170 Ga. App. 676 | Ga. Ct. App. | 1984

Birdsong, Judge.

Ricky Raymond a/k/a Alonzo Arnold was convicted of burglary and sentenced to serve twenty years. He brings this appeal enumerating essentially two alleged errors. Held:

*6771. In his first three enumerations, appellant raises the general grounds. The evidence shows that a police officer received a report of a prowler in a private residence. Upon arriving at the house, the officer observed a broken window on the front porch. He went around the side of the house and observed a pair of legs evacuating through a side window. The officer warned that there was a large dog in the yard and the person withdrew into the house. Eventually, a person wearing the same clothes was removed from inside the house and taken into custody, that person being the appellant Arnold. Further investigation disclosed that the front window had been shattered but shards apparently remained in the frame. Approximately 14 of these shards were pulled from the frame and fingerprints were found on one or both sides of all but two of these shards. These fingerprints matched known fingerprints of appellant Arnold. Inside the house were found a hammer and a crowbar and a damaged cash box lying beside the tools.
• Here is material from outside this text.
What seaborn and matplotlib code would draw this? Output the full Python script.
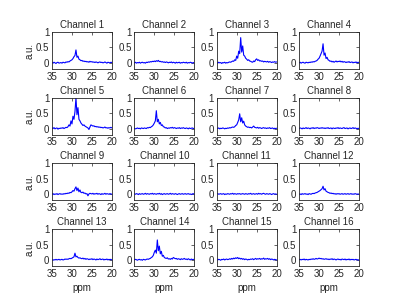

Appellant offered as his sole defense that he was a drug abuser and had taken a number of quaaludes that morning and drunk some wine. He was feeling strange, almost incapacitated and had gone upon the porch of the house where he was arrested in order to seek permission to call a cab to take him home. He knocked on the door and possibly a window but never entered the house. He claimed to have been arrested while still on the front porch.

The evidence, while in conflict, compellingly supports the jury’s verdict of guilty. We must conclude that any rational trier of fact could find beyond reasonable doubt appellant’s guilt. Baldwin v. State, 153 Ga. App. 35, 37 (264 SE2d 528).

2. In his second enumeration of error, appellant complains the trial court erred in failing to give a requested charge on criminal trespass, appellant’s only defense. Appellant reasonably argues that criminal trespass is a lesser offense to the crime of burglary and that he had no authority to be on the victim’s front porch. However, that is not the substance of his sworn testimony. Arnold (Raymond) testified that he went to the front porch for the purpose of seeking help for a temporary disability. The front porch was deliberately left unsecure by the victim to allow the postman access to the mailbox, thus there was no necessity for appellant to force entry. His evidence therefore raised at worst a legal presence without an unlawful intent. That conduct does not raise an issue of criminal trespass, which crime requires an unlawful intent. OCGA § 16-7-21. See Williamson v. State, 134 Ga. App. 583 (215 SE2d 518).

In this case the evidence reasonably established for the jury that appellant went upon the victim’s front porch either for a lawful purpose, or broke a window and entered the house with the intent to commit a theft therein (the act we find sustained by the evidence). *678With only those two possibilities raised by the evidence, there was no evidence to raise or require an instruction on the lesser offense of criminal trespass. Deese v. State, 137 Ga. App. 476, 477 (3) (224 SE2d 124). See also Tuggle v. State, 149 Ga. App. 844, 846 (7) (256 SE2d 104) applying the principle that one cannot claim a . wholly innocent act yet admit partial guilt to a lesser crime. We find no merit to this enumeration.

Decided April 10, 1984. Christine A. Van Dross, for appellant. Lewis R. Slaton, District Attorney, Joseph J. Drolet, Carole E. Wall, Assistant District Attorneys, for appellee.

Judgment affirmed.

Quillian, P. J., and Carley, J., concur.